With the increase of the pH value, the adsorption of MP(NP) s on As first increased and then decreased, and the adsorption capacity reached the peak at the pH of six. And the adsorption process was favorable at higher temperatures.

All the results indicated that the adsorption capacity of MP(NP) s for As was positive with the increase of reaction time and concentration, and the adsorption capacity was closely related to pH value and temperature.
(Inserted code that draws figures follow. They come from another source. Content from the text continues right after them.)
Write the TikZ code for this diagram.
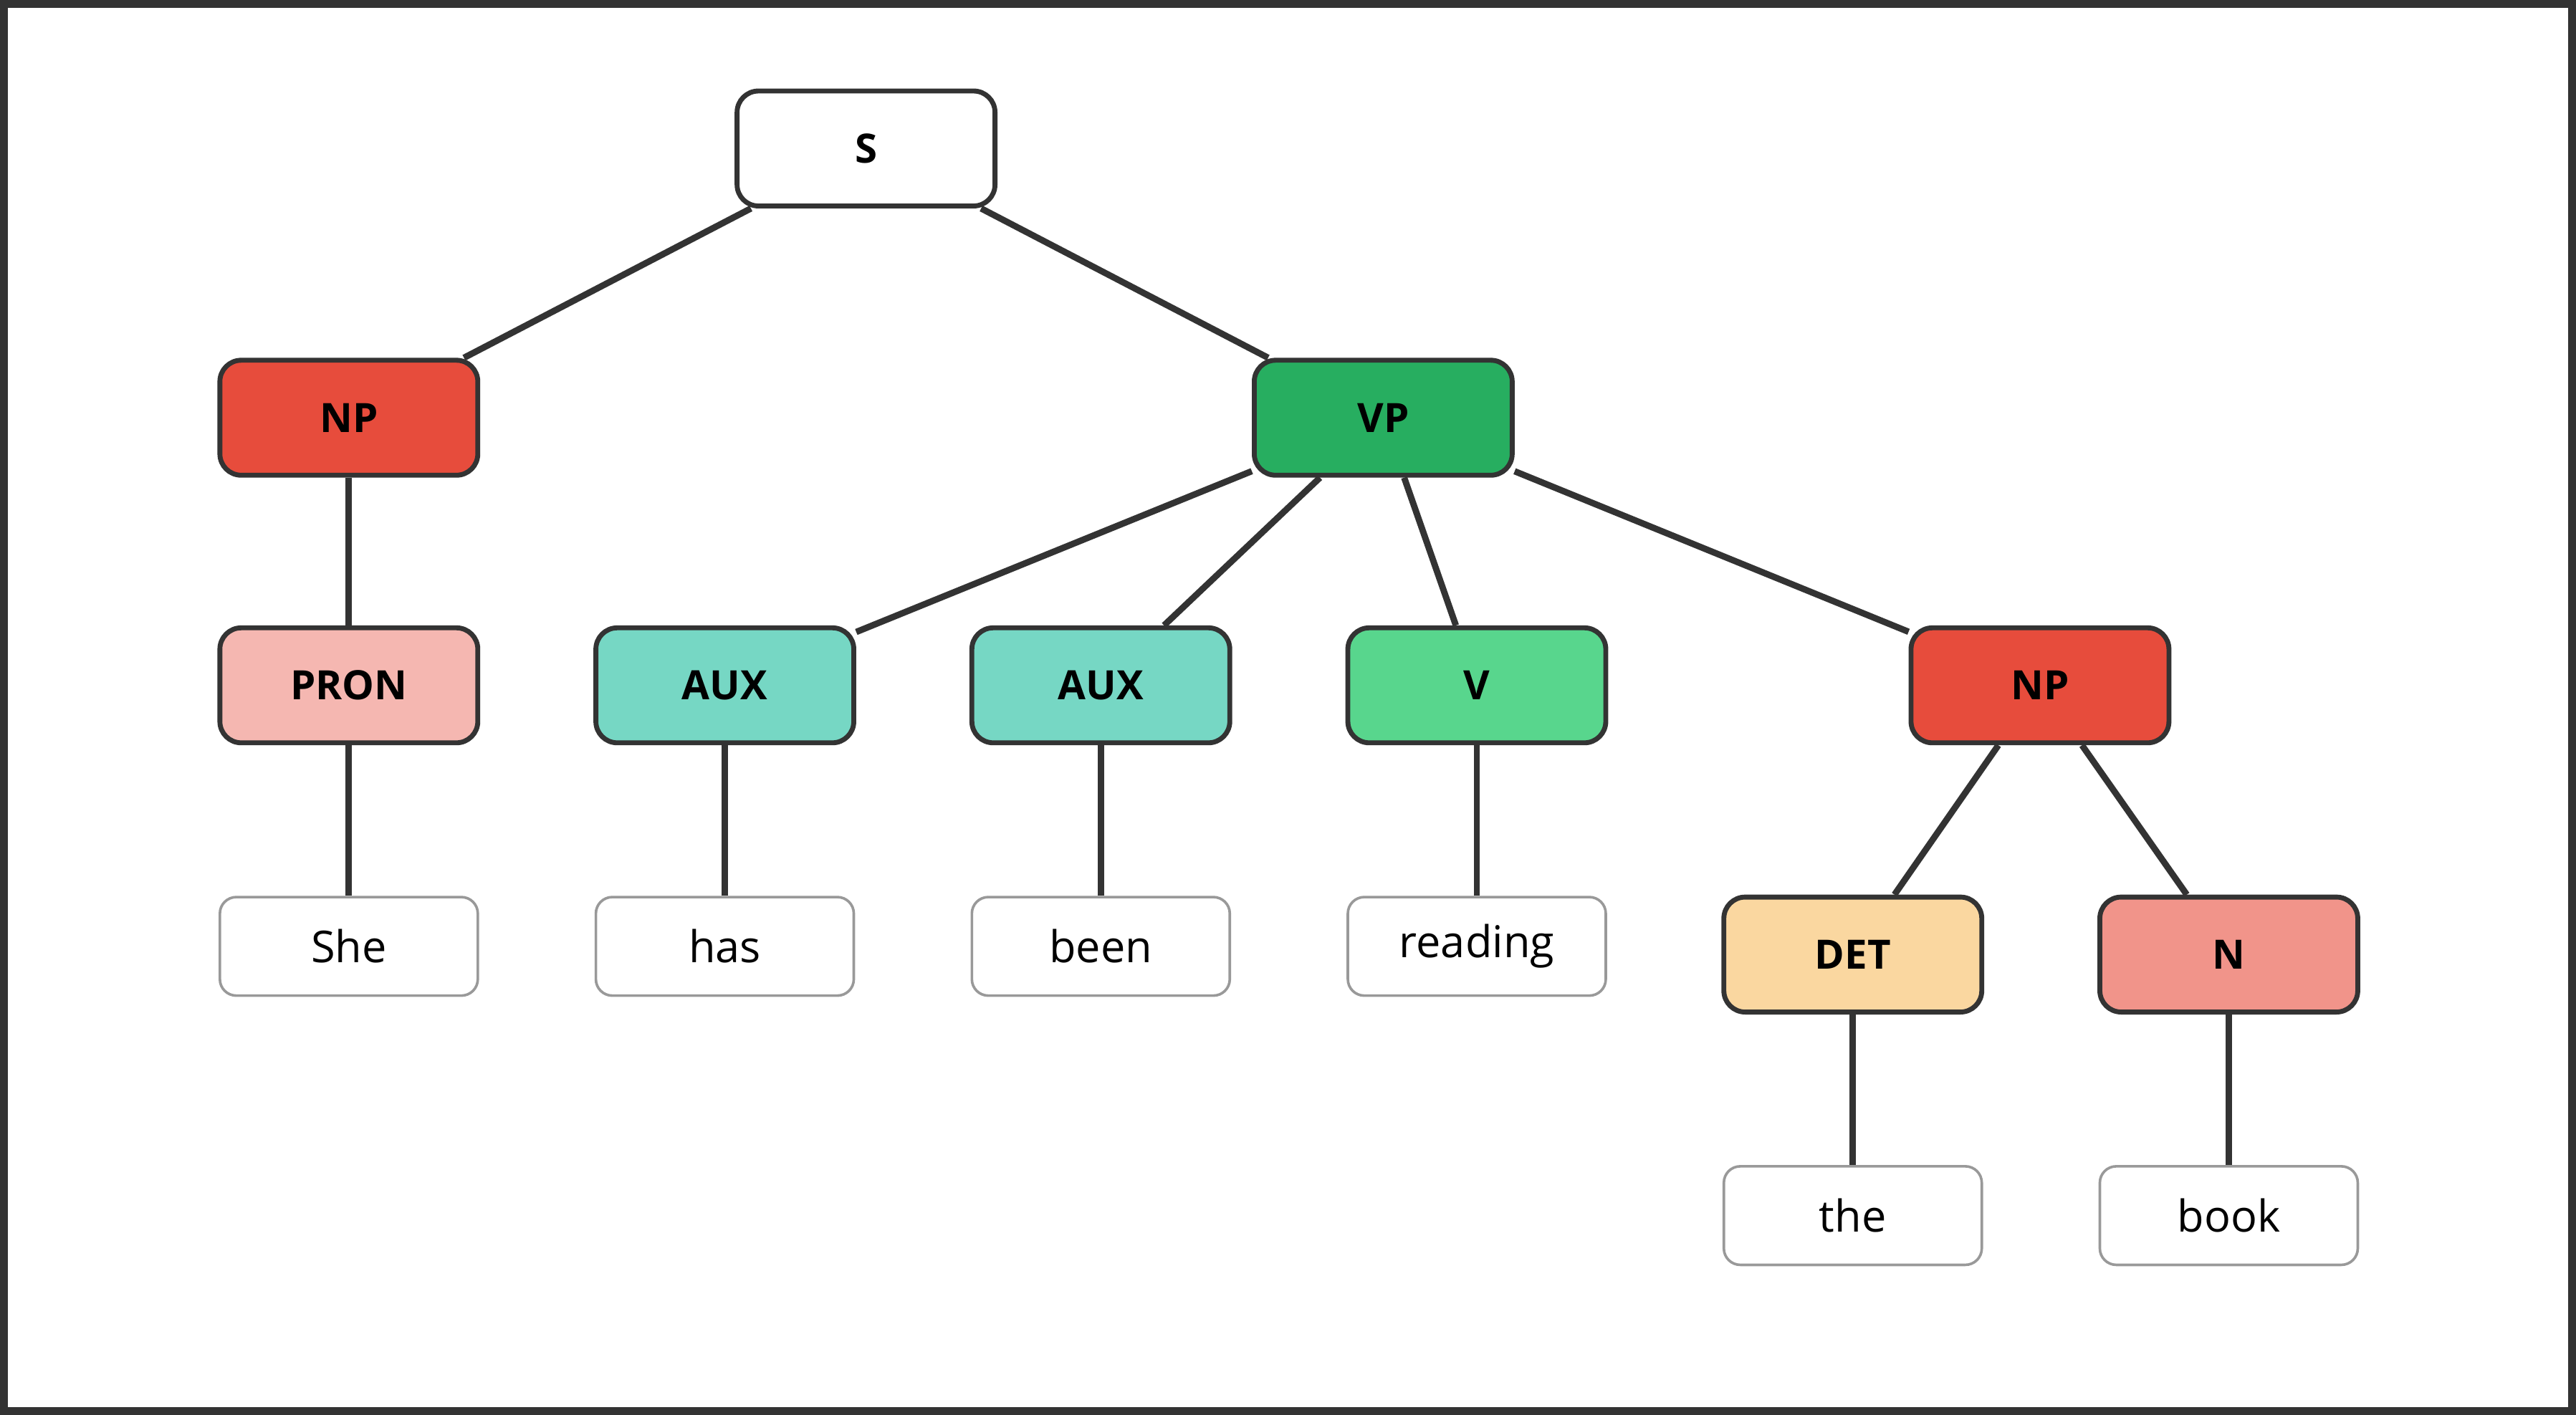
\documentclass[tikz,border=0pt]{standalone}
\usepackage{fontspec}
\setmainfont{Open Sans}
\usepackage{tikz}
\usetikzlibrary{calc}

\definecolor{edgegray}{HTML}{333333}
\definecolor{npred}{HTML}{E74C3C}
\definecolor{vpgreen}{HTML}{27AE60}
\definecolor{pronpink}{HTML}{F5B7B1}
\definecolor{auxteal}{HTML}{76D7C4}
\definecolor{vgreen}{HTML}{58D68D}
\definecolor{detsand}{HTML}{FAD7A0}
\definecolor{nsalmon}{HTML}{F1948A}

\begin{document}
\begin{tikzpicture}[x=0.01cm,y=-0.01cm]
    \tikzset{cat/.style={draw=edgegray,line width=0.85pt,rounded corners=0.13cm,minimum width=1.57cm,minimum height=0.70cm,inner sep=0pt,font=\fontsize{7}{8}\selectfont\bfseries},
             word/.style={draw=black!40,line width=0.45pt,rounded corners=0.1cm,minimum width=1.57cm,minimum height=0.60cm,inner sep=0pt,font=\fontsize{7.6}{9}\selectfont},
             branch/.style={draw=edgegray,line width=1.1pt}}

    %frame
    \draw[edgegray,line width=1.4pt,fill=white] (2,2) rectangle (1566,859);
    \useasboundingbox (0,0) rectangle (1568,861);

    %phrase level
    \node[cat,fill=white] (s) at (527,90) {S};
    \node[cat,fill=npred] (np_a) at (212,254) {NP};
    \node[cat,fill=vpgreen] (vp) at (842,254) {VP};

    %word classes
    \node[cat,fill=pronpink] (pron) at (212,417) {PRON};
    \node[cat,fill=auxteal] (aux_a) at (441,417) {AUX};
    \node[cat,fill=auxteal] (aux_b) at (670,417) {AUX};
    \node[cat,fill=vgreen] (verb) at (899,417) {V};
    \node[cat,fill=npred] (np_b) at (1242,417) {NP};
    \node[cat,fill=detsand] (det) at (1128,581) {DET};
    \node[cat,fill=nsalmon] (noun) at (1357,581) {N};

    %words
    \node[word] (w_she) at (212,576) {She};
    \node[word] (w_has) at (441,576) {has};
    \node[word] (w_been) at (670,576) {been};
    \node[word] (w_reading) at (899,576) {reading};
    \node[word] (w_the) at (1128,740) {the};
    \node[word] (w_book) at (1357,740) {book};

    %branches
    \draw[branch] (s) -- (np_a);
    \draw[branch] (s) -- (vp);
    \draw[branch] (np_a) -- (pron);
    \draw[branch] (vp) -- (aux_a);
    \draw[branch] (vp) -- (aux_b);
    \draw[branch] (vp) -- (verb);
    \draw[branch] (vp) -- (np_b);
    \draw[branch] (np_b) -- (det);
    \draw[branch] (np_b) -- (noun);
    \draw[branch] (pron) -- (w_she);
    \draw[branch] (aux_a) -- (w_has);
    \draw[branch] (aux_b) -- (w_been);
    \draw[branch] (verb) -- (w_reading);
    \draw[branch] (det) -- (w_the);
    \draw[branch] (noun) -- (w_book);
\end{tikzpicture}
\end{document}
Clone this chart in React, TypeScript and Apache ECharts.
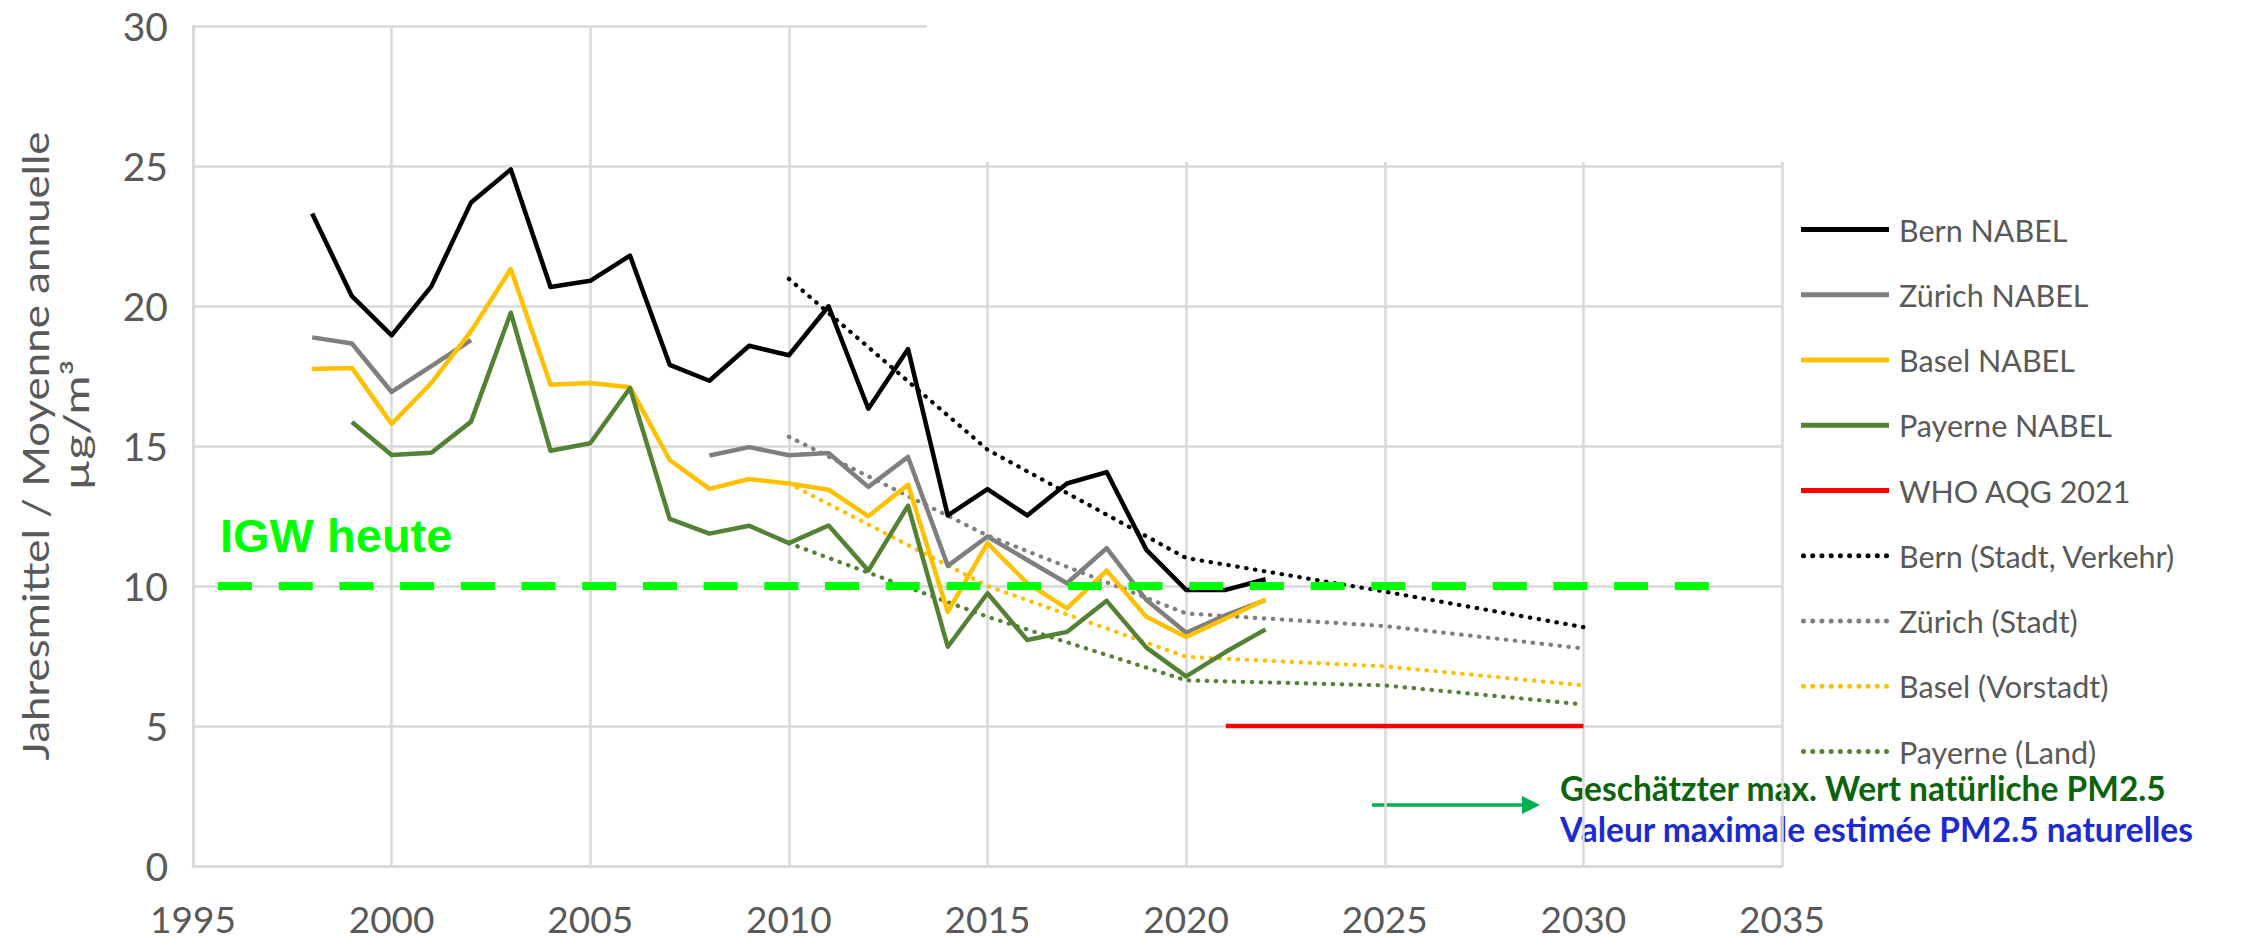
import React, { useEffect, useRef } from "react";
import * as echarts from "echarts";

// ---------- data ----------
const nabelYears = [1998, 1999, 2000, 2001, 2002, 2003, 2004, 2005, 2006, 2007, 2008, 2009, 2010, 2011, 2012, 2013, 2014, 2015, 2016, 2017, 2018, 2019, 2020, 2021, 2022];
const bernNabel = [23.3, 20.35, 18.95, 20.7, 23.7, 24.88, 20.68, 20.9, 21.8, 17.9, 17.33, 18.58, 18.24, 19.99, 16.33, 18.46, 12.52, 13.46, 12.52, 13.66, 14.07, 11.29, 9.86, 9.86, 10.24];
const zurichNabel = [18.88, 18.66, 16.93, 17.85, 18.78, null, null, null, null, null, 14.66, 14.96, 14.67, 14.75, 13.54, 14.61, 10.72, 11.77, 10.93, 10.1, 11.35, 9.5, 8.33, 8.96, 9.5];
const baselNabel = [17.75, 17.79, 15.79, 17.25, 19.1, 21.32, 17.19, 17.25, 17.1, 14.5, 13.47, 13.82, 13.66, 13.44, 12.49, 13.62, 9.08, 11.53, 10.1, 9.2, 10.55, 8.9, 8.18, 8.84, 9.52];
const payerneNabel = [null, 15.86, 14.68, 14.76, 15.87, 19.76, 14.83, 15.1, 17.07, 12.4, 11.87, 12.15, 11.53, 12.16, 10.55, 12.87, 7.83, 9.74, 8.07, 8.36, 9.47, 7.8, 6.77, 7.65, 8.45];

const projYears = [2010, 2015, 2020, 2025, 2030];
const bernProj = [20.97, 14.87, 11.0, 9.8, 8.53];
const zurichProj = [15.33, 11.8, 9.02, 8.57, 7.77];
const baselProj = [13.66, 10.0, 7.47, 7.13, 6.45];
const payerneProj = [11.53, 8.9, 6.63, 6.45, 5.77];

const whoYears = [2021, 2030];
const whoValues = [5, 5];
const igwYears = [1995.63, 2033.16];
const igwValues = [10, 10];

const xRange = [1995, 2035];
const xStep = 5;
const yRange = [0, 30];
const yStep = 5;

const seriesNames = [
  "Bern NABEL",
  "Zürich NABEL",
  "Basel NABEL",
  "Payerne NABEL",
  "WHO AQG 2021",
  "Bern (Stadt, Verkehr)",
  "Zürich (Stadt)",
  "Basel (Vorstadt)",
  "Payerne (Land)",
];
const yTitle = "Jahresmittel / Moyenne annuelle";
const yUnit = "µg/m³";
const igwLabel = "IGW heute";
const noteDe = "Geschätzter max. Wert natürliche PM2.5";
const noteFr = "Valeur maximale estimée PM2.5 naturelles";

// ---------- styles ----------
const FONT = "Lato, 'Open Sans', sans-serif";
const TEXT = "#595959";
const GRID = "#D9D9D9";
const C_BLACK = "#000000";
const C_GRAY = "#7F7F7F";
const C_YELLOW = "#FFC000";
const C_GREEN = "#548235";
const C_RED = "#FF0000";

const solidIcon = "path://M0,0H88V5H0Z";
const dotIcon =
  "path://" +
  Array.from({ length: 10 }, (_, i) => {
    const x0 = (i * 9.222).toFixed(2);
    return `M${x0},2.5a2.5,2.5 0 1,0 5,0a2.5,2.5 0 1,0 -5,0`;
  }).join("");

const pairs = (xs: number[], vs: (number | null)[]) =>
  xs.map((x, i) => [x, vs[i] === null ? "-" : vs[i]]);

const solid = (name: string, xs: number[], vs: (number | null)[], color: string) => ({
  type: "line",
  name,
  color,
  data: pairs(xs, vs),
  symbol: "none",
  silent: true,
  z: 3,
  lineStyle: { color, width: 4.5, join: "round" },
});

const dotted = (name: string, xs: number[], vs: number[], color: string) => ({
  type: "line",
  name,
  color,
  data: pairs(xs, vs),
  symbol: "none",
  silent: true,
  z: 2,
  lineStyle: { color, width: 4.2, type: [0.5, 8.5], cap: "round", join: "round" },
});

export default function App() {
  const ref = useRef<HTMLDivElement>(null);

  useEffect(() => {
    if (!ref.current) return;
    const chart = echarts.init(ref.current, null, { renderer: "svg" });

    const option = {
      animation: false,
      backgroundColor: "#ffffff",
      grid: { left: 193, right: 462, top: 26, bottom: 77, containLabel: false },
      xAxis: {
        type: "value",
        min: xRange[0],
        max: xRange[1],
        interval: xStep,
        axisLine: { show: true, lineStyle: { color: GRID, width: 3 } },
        axisTick: { show: false },
        splitLine: { show: true, lineStyle: { color: GRID, width: 2.5 } },
        axisLabel: {
          color: TEXT,
          fontFamily: FONT,
          fontSize: 37,
          margin: 34,
          formatter: (v: number) => String(v),
        },
      },
      yAxis: {
        type: "value",
        min: yRange[0],
        max: yRange[1],
        interval: yStep,
        axisLine: { show: true, lineStyle: { color: GRID, width: 3 } },
        axisTick: { show: false },
        splitLine: { show: true, lineStyle: { color: GRID, width: 2.5 } },
        axisLabel: {
          color: TEXT,
          fontFamily: FONT,
          fontSize: 39,
          margin: 25,
          formatter: (v: number) => String(v),
        },
      },
      legend: {
        orient: "vertical",
        left: 1801,
        top: 214,
        padding: 0,
        itemWidth: 88,
        itemHeight: 5,
        itemGap: 34.25,
        selectedMode: false,
        itemStyle: { borderWidth: 0 },
        textStyle: {
          color: TEXT,
          fontFamily: FONT,
          fontSize: 30.5,
          lineHeight: 30,
          padding: [0, 0, 0, 5],
        },
        data: seriesNames.map((n, i) => ({ name: n, icon: i < 5 ? solidIcon : dotIcon })),
      },
      graphic: [
        {
          type: "rect",
          z: 1,
          silent: true,
          shape: { x: 927, y: 0, width: 870, height: 162 },
          style: { fill: "#ffffff" },
        },
        {
          type: "text",
          x: 35,
          y: 446,
          rotation: Math.PI / 2,
          scaleX: 1.22,
          silent: true,
          style: {
            text: yTitle,
            fontFamily: FONT,
            fontSize: 36,
            fill: TEXT,
            align: "center",
            verticalAlign: "middle",
          },
        },
        {
          type: "text",
          x: 76,
          y: 425,
          rotation: Math.PI / 2,
          scaleX: 1.4,
          silent: true,
          style: {
            text: yUnit,
            fontFamily: FONT,
            fontSize: 34,
            fill: TEXT,
            align: "center",
            verticalAlign: "middle",
          },
        },
        {
          type: "text",
          x: 220,
          y: 535,
          silent: true,
          z: 10,
          style: {
            text: igwLabel,
            fontFamily: "'Liberation Sans', Arial, sans-serif",
            fontWeight: "bold",
            fontSize: 47,
            fill: "#00FF00",
            align: "left",
            verticalAlign: "middle",
          },
        },
        {
          type: "line",
          silent: true,
          shape: { x1: 1372, y1: 805, x2: 1528, y2: 805 },
          style: { stroke: "#00B050", lineWidth: 3.5 },
        },
        {
          type: "polygon",
          silent: true,
          shape: { points: [[1522, 796], [1540, 805], [1522, 814]] },
          style: { fill: "#00B050" },
        },
        {
          type: "text",
          x: 1560,
          y: 788,
          silent: true,
          style: {
            text: noteDe,
            fontFamily: FONT,
            fontWeight: "bold",
            fontSize: 33.5,
            fill: "#0B640B",
            align: "left",
            verticalAlign: "middle",
          },
        },
        {
          type: "text",
          x: 1560,
          y: 829,
          silent: true,
          style: {
            text: noteFr,
            fontFamily: FONT,
            fontWeight: "bold",
            fontSize: 33.5,
            fill: "#1C2BD1",
            align: "left",
            verticalAlign: "middle",
          },
        },
      ],
      series: [
        solid(seriesNames[0], nabelYears, bernNabel, C_BLACK),
        solid(seriesNames[1], nabelYears, zurichNabel, C_GRAY),
        solid(seriesNames[2], nabelYears, baselNabel, C_YELLOW),
        solid(seriesNames[3], nabelYears, payerneNabel, C_GREEN),
        solid(seriesNames[4], whoYears, whoValues, C_RED),
        dotted(seriesNames[5], projYears, bernProj, C_BLACK),
        dotted(seriesNames[6], projYears, zurichProj, C_GRAY),
        dotted(seriesNames[7], projYears, baselProj, C_YELLOW),
        dotted(seriesNames[8], projYears, payerneProj, C_GREEN),
        {
          type: "line",
          name: "IGW",
          data: pairs(igwYears, igwValues),
          symbol: "none",
          silent: true,
          z: 5,
          color: "#00FF00",
          lineStyle: { color: "#00FF00", width: 8, type: [34, 26.7], cap: "butt" },
        },
      ],
    };

    chart.setOption(option as any);
    return () => chart.dispose();
  }, []);

  return (
    <div
      ref={ref}
      style={{ position: "fixed", left: 0, top: 0, width: 2244, height: 943, background: "#fff" }}
    />
  );
}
Polyvinyl chloride (PVC) and polystyrene (PS) containing complex functional groups had a larger adsorption capacity for As than polyethylene (PE), while NPs with smaller particle size showed good adsorption behavior due to their larger specific surface area.

PS-NPs significantly inhibited total chlorophyll, Fv/ Fm, soluble sugar, soluble protein, malondialdehyde, antioxidant enzyme activity and root activity of submerged macrophytes, and damaged the cellular structure of plant leaves (cell membrane, mitochondria and nucleus).

In addition, the growth of submerged macrophytes was more significantly inhibited when PS-NPs and arsenic acted together, rather than reducing arsenic toxicity, further indicating that the adsorption behavior of PS-NPs and arsenic could enhance the ecological risk of pollutants.

This work provides a theoretical basis for further understanding the toxic effects and mechanism of single and combined contamination of PS-NPs and As on submerged macrophytes.

This study titled "The adsorption of arsenic on micro- and nano-plastics intensifies the toxic effect on submerged macrophytes" was published in the Environmental Pollution.